* START Source data *
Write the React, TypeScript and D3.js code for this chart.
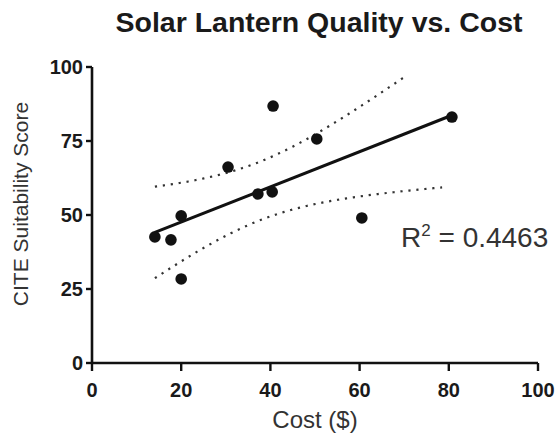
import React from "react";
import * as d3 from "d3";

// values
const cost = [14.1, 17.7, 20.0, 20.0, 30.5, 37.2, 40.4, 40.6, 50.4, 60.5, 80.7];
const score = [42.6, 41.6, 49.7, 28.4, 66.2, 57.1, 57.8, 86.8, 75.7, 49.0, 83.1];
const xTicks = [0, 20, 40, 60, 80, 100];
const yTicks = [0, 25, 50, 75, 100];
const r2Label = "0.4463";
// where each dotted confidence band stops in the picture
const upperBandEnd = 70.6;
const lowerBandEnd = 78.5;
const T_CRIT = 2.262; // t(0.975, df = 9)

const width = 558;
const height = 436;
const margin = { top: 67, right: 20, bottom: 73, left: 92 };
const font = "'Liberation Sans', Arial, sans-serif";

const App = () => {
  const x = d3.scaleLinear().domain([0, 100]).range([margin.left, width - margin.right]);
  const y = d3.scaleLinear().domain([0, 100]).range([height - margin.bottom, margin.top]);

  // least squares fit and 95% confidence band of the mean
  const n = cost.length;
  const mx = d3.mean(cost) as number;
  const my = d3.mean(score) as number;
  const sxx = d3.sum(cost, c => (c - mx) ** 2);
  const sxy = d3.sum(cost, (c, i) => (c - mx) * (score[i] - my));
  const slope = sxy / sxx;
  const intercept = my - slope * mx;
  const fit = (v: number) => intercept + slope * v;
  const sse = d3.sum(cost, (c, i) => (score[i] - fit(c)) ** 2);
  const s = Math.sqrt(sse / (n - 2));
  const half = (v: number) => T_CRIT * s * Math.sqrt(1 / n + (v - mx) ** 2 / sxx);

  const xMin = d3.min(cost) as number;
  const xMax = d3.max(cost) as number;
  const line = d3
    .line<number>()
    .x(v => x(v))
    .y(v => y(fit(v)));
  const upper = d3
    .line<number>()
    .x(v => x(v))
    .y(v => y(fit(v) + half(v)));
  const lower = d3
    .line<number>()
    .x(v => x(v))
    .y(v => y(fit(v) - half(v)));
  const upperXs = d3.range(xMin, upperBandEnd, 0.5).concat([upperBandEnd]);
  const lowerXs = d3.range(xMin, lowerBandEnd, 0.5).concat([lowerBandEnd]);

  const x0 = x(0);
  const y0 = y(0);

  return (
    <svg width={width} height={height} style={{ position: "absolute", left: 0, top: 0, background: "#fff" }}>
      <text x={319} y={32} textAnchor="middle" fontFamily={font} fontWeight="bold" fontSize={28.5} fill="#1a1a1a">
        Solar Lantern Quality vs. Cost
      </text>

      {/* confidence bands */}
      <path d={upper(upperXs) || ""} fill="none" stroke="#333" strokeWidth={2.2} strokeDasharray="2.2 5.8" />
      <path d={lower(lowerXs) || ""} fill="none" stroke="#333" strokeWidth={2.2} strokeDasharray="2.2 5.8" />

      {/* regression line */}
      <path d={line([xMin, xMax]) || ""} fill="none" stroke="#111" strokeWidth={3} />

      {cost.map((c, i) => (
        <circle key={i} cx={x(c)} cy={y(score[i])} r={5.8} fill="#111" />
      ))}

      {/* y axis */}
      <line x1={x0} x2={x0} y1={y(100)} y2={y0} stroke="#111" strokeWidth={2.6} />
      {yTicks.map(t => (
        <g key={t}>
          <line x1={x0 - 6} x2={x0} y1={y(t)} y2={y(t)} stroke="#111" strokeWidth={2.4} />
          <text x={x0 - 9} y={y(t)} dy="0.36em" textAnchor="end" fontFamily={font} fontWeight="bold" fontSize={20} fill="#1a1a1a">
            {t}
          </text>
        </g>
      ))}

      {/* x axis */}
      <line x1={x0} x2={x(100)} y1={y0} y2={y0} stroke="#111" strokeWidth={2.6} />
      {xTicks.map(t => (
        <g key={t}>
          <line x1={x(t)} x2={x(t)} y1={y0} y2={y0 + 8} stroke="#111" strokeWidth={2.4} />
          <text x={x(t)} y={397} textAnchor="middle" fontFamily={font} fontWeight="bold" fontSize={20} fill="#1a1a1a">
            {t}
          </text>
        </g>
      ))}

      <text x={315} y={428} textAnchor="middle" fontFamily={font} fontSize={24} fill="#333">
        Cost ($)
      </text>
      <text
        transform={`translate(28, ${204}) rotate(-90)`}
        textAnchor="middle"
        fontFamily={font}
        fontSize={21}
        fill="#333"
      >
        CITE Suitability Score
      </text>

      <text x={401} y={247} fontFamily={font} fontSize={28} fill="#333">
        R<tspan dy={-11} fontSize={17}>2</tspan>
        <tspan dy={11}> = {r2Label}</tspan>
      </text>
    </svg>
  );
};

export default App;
* END Source data *
* START Source data *
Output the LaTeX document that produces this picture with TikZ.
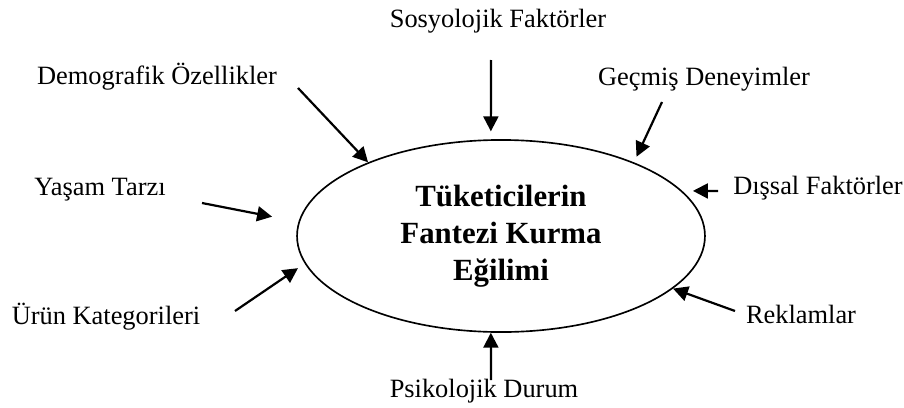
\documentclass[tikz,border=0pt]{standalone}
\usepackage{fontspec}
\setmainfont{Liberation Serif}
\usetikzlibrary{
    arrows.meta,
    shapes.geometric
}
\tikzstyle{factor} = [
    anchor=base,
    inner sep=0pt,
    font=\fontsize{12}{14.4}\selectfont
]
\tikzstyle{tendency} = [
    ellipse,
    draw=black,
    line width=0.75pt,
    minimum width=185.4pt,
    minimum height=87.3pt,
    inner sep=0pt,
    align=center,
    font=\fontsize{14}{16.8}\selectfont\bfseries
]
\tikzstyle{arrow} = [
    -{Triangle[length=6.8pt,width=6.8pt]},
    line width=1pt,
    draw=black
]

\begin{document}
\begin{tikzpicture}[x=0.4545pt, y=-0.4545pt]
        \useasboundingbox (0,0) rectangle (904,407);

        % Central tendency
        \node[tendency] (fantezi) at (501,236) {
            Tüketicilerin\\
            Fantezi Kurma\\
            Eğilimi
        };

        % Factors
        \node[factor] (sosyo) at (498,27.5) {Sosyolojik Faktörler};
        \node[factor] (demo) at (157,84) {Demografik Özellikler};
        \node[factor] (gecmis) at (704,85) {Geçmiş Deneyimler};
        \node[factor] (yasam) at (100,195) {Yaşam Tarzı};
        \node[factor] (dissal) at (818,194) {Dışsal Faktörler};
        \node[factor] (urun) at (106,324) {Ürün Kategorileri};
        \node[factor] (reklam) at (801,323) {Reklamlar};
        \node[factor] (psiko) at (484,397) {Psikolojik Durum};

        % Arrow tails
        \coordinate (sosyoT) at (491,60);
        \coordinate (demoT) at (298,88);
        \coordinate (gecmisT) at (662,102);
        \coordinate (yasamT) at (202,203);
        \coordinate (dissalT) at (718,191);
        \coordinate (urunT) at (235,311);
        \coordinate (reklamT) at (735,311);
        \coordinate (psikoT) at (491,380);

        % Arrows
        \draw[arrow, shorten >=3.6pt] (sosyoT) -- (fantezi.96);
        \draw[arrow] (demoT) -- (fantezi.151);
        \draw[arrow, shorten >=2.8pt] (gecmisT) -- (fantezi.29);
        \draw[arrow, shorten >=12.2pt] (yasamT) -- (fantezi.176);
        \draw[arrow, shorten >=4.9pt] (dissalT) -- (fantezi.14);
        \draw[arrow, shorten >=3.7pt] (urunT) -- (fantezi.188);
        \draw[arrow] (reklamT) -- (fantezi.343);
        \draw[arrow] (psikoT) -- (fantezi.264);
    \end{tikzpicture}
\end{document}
* END Source data *
* START Source data *
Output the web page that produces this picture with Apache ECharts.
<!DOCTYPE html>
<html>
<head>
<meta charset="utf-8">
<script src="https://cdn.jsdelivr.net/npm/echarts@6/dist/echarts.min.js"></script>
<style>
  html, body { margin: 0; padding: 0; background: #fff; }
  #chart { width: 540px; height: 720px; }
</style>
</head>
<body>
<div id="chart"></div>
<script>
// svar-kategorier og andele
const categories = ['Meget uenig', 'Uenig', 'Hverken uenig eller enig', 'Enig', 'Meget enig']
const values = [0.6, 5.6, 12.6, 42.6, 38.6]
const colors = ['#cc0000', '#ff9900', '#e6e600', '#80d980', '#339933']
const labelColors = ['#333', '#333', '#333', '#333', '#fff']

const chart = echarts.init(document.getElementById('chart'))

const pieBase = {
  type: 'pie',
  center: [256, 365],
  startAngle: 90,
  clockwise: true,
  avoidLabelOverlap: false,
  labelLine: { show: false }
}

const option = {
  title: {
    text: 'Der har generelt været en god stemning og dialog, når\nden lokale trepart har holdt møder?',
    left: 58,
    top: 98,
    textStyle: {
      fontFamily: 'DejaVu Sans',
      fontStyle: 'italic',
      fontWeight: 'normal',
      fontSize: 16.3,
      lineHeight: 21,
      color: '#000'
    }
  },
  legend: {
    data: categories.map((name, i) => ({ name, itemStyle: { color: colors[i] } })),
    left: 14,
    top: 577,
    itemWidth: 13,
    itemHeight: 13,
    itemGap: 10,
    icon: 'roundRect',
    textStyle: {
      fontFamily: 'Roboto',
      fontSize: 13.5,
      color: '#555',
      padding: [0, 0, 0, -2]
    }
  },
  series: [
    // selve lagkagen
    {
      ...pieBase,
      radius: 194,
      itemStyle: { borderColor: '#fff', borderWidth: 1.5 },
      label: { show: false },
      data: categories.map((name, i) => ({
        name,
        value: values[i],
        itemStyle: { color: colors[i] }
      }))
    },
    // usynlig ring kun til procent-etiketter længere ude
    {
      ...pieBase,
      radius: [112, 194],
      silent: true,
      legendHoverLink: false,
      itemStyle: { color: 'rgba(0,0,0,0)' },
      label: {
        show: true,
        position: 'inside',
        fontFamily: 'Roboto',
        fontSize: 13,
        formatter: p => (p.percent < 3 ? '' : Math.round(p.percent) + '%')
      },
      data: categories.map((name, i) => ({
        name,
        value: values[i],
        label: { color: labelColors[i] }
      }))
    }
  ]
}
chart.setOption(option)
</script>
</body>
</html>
* END Source data *
Prompt |
Return exactly the lines from the one with "Output the LaTeX" to the one with "(0,0) rectangle (904,407);", both ends kept, and only those. Images are left out.

Finished exercise |
Output the LaTeX document that produces this picture with TikZ.
\documentclass[tikz,border=0pt]{standalone}
\usepackage{fontspec}
\setmainfont{Liberation Serif}
\usetikzlibrary{
    arrows.meta,
    shapes.geometric
}
\tikzstyle{factor} = [
    anchor=base,
    inner sep=0pt,
    font=\fontsize{12}{14.4}\selectfont
]
\tikzstyle{tendency} = [
    ellipse,
    draw=black,
    line width=0.75pt,
    minimum width=185.4pt,
    minimum height=87.3pt,
    inner sep=0pt,
    align=center,
    font=\fontsize{14}{16.8}\selectfont\bfseries
]
\tikzstyle{arrow} = [
    -{Triangle[length=6.8pt,width=6.8pt]},
    line width=1pt,
    draw=black
]

\begin{document}
\begin{tikzpicture}[x=0.4545pt, y=-0.4545pt]
        \useasboundingbox (0,0) rectangle (904,407);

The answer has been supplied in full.